Write in (2) – Chinese Highways 2007 by Hal Swindall

Chinese HighwaysDespite its reputation for road accidents and poor preparation for this year’s Olympics, China does offer this century’s traveller one ray of hope: long-distance bus rides, at least in the coastal provinces, are much more safe and comfortable than they used to be. In many respects, China is the supreme example of plus ca change, plus c’est la meme chose, but it has improved its transportation infrastructure a great deal.

While in the country last August, I had the pleasant surprise of making a day trip by bus from Jinan, capital of Shandong Province, to the city of Zibo, where a former student of mine resides. Since I had lived in Jinan as an English professor ten years earlier, I approached the long-distance bus terminal with trepidation, remembering all those near-death experiences of days gone by.

Instead of the gimcrack building with people fighting for tickets dispensed by a crabby old woman, a vehicle without seatbelts that needed replacement parts all over it and a sadistically reckless driver, I found myself in a carbon copy of a western airport lounge, with everything computerized. Having purchased my ticket as easily as I would in a western country, I bought a junk food breakfast at a KFC outlet within the terminal, there being no decent sandwiches available (this was still the orient, after all).

Shining, new buses were drawn up in orderly rows around the parking lot, with none of the dangerous reversing and swerving that I recalled from my professorial days. Nor were passengers obliged to risk their physiques by walking behind reversing buses or boarding them at a run as they sped toward the exit; rather, everyone sat on cushioned chairs indoors until boarding time. Inside, the buses were air conditioned and had safety belts, features of which I had despaired back in the 1990s.
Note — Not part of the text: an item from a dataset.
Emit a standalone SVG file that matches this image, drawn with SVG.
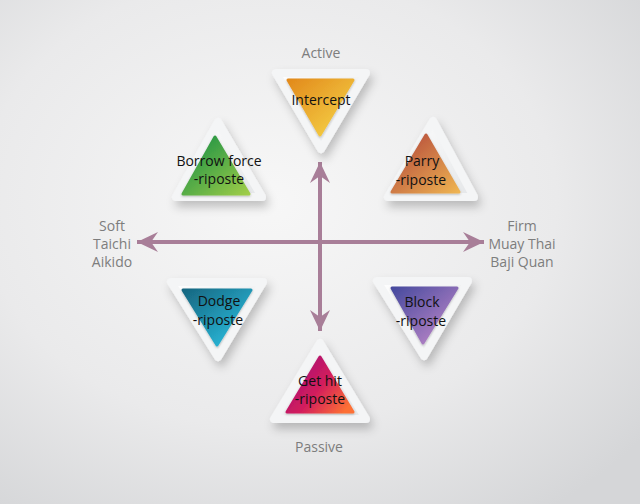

The highway between Jinan and Zibo was another morale booster. Six lanes wide, it had newly planted trees in neat ranks lining it, beyond which well-organized farmland and some new factories were visible. The most notable aspect of this journey, however, was the driving: gone were the terrifying, white-knuckle accelerations into the oncoming traffic lane in an effort to pass some unsafely laden truck in front, with hell-for-leather swerving back into the proper lanes just before shattering, head-on collisions, all of which were routine then, and went on for kilometre after kilometre, hour after nerve-wracking hour. Nowadays, it’s just like “going Greyhound” in the USA.

All along the route, I could observe signs of heavy economic development, since I wasn’t constantly worried about being hurled through the bus’s windshield, then through that of another bus going in the opposite direction. In fact, traffic going in opposite directions was separated by a centre divider, and there were no Indie 500-like attempts to pass vehicles in front during the whole trip! The drivers to Zibo and back seemed as sane and sober as was I.

Arriving at Zibo’s terminal, I found it to be a miniature version of Jinan’s, with everything clean and tidy, except the lavatory, a room which, everywhere in China, seems oblivious to the benefits of sanitation. The overall effect, though, was nothing like what I remembered, even from my 2001 trip there. Thus, I was able to link up with my ex-student, himself now a professor, and spend the afternoon catching up before returning to Jinan in the evening. Later, I took a trip from Jinan to Shanghai on a sleeper bus that, while not too comfortable, was nonetheless safer and faster than a particularly nasty and prolonged sleeper bus trip I took from Canton to Guilin in 1995.

As the Middle Kingdom slouches toward hosting the games later this year, it’s nice to know they have gotten one thing right.